Así, la crueldad remite a una imagen  en donde la representación debe ser aprehendida con los propios órganos y con el propio cuerpo. Además, de poseer un sentido netamente “parricida” al ser el vehículo por el cual se mata al padre, al poder detentador del logos, para reasumir la escena y su apertura en pos de su propio origen.

La clausura de este logos detentador de la verdad procura una situación nueva en relación al texto  y a las palabras que conforman la escena ¿Cómo superar el estatuto de la palabra que ha dominado toda la puesta en escena clásica? Para Artaud la palabra es “el cadáver del habla síquica”, aquel lenguaje que en el olvido de su origen ha caído en el estatismo de una racionalidad muerta, que sobrevive única y exclusivamente a través del influjo de una supuesta trascendentalidad. “La palabra y la escritura funcionarán volviéndose a hacer gestos. La intención lógica o discursiva quedará reducida o subordinada, esa intención por la que la palabra asegura ordinariamente su transparencia racional y sutiliza su propio cuerpo en dirección al sentido, deja a este extrañamente que se recubra mediante aquello mismo que lo constituye en diafanidad: al desconstituir lo diáfano, queda al desnudo la carne de la palabra, su sonoridad, su entonación, su intensidad, el grito de articulación de la lengua y de la lógica no ha enfriado del todo todavía, lo que queda de gesto oprimido en toda palabra, ese movimiento único e insustituible que la generalidad del concepto y la repetición no han dejado de rechazar jamás” (v). Así, Artaud propone volver al habla que es anterior a la palabra, al habla psíquica que todavía no ha caído en la interpretación muerta y olvidada del concepto.

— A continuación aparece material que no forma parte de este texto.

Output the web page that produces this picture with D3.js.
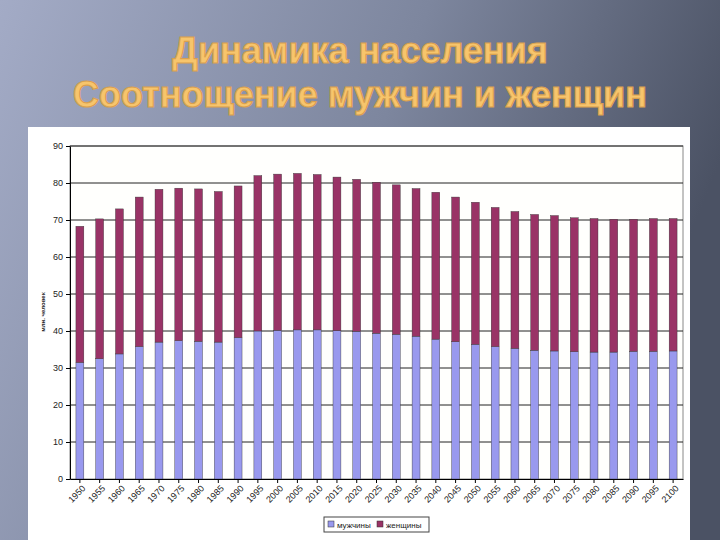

Para esto, propone una revivificación del habla en la puesta en escena a través de un nuevo lenguaje, a modo de una nueva escritura, en la que el lenguaje común de las palabras se fusionara con un nuevo lenguaje de signos, en donde el lenguaje corporal, musical, pictórico y  poético conformarían un solo cuerpo, una sola articulación, equivaliendo a la antigua puesta en escena, siendo el devenir de una nueva verdad en movimiento.

Para concluir esta introducción al mentado teatro de la crueldad, especie de reacción terrorífica que el poeta y pensador Artaud, derramó en su implacable intento por expresar el devenir constante de la verdad, cabe mencionar una frase que Derrida hace concluyendo su texto “El Teatro de la Crueldad y la Clausura de la Representación”: “El que haya mantenido así en el límite de la posibilidad teatral, que haya querido a la vez producir y anular la escena, eso es algo de lo que tenía conciencia muy nítida. Es al teatro como repetición a lo que no puede resignarse, el teatro como no-repetición a lo que no puede renunciar”. Esta frase hace aparecer el terror de Artaud: hacer del teatro presencia plena, verdad plena como origen de lo que está siendo,  sin dependencias  que vayan más allá de sus propios limites. Dicha presencia se daría dentro de un movimiento siempre dialéctico, como “movimiento indefinido de la infinitud”, al ser la dialéctica la contrapartida de todo estaticismo, de todo origen puro al modo cristiano o esencialista. Lo paradójico, y lo que más tarde se volverá en contra del mismo Artaud, es que tal movimiento, para ser presencia plena de sí, no debe dejar de ser movimiento, reiterándose en una constante aparición. La consecuencia de esta situación: el advenimiento de un signo, pues basta que algo se repita para que aparezca su carácter significativo o su ser signo, con lo que nuevamente se cae en la paradoja de la repetición, gran tormento de Artaud, pues esta repetición vendría sutilmente a conformar una nueva forma y con esto un nuevo estaticismo.

 

Notas ___
(I) Derrida 1989, pp 251.
(II) Ídem, pp.323.
(III) idem, pp. 327.
(IV) Dumoulié 2004, pp. 25.
(V) Derrida 1989, pp. 328.
Bibliografía
1.- Jacques Derrida. “El Teatro de la Crueldad y la Clausura de la Representación” en la Escritura y la Diferencia.
2.-Antonin Artaud. “El Teatro y Su Doble”, Editorial Sudamericana, Buenos Aires, 2005.
3.-Camille Dumolié. “Nietzsche y Artaud por una Ética de la Crueldad”, Siglo Veintiuno Editores, Madrid, 2004.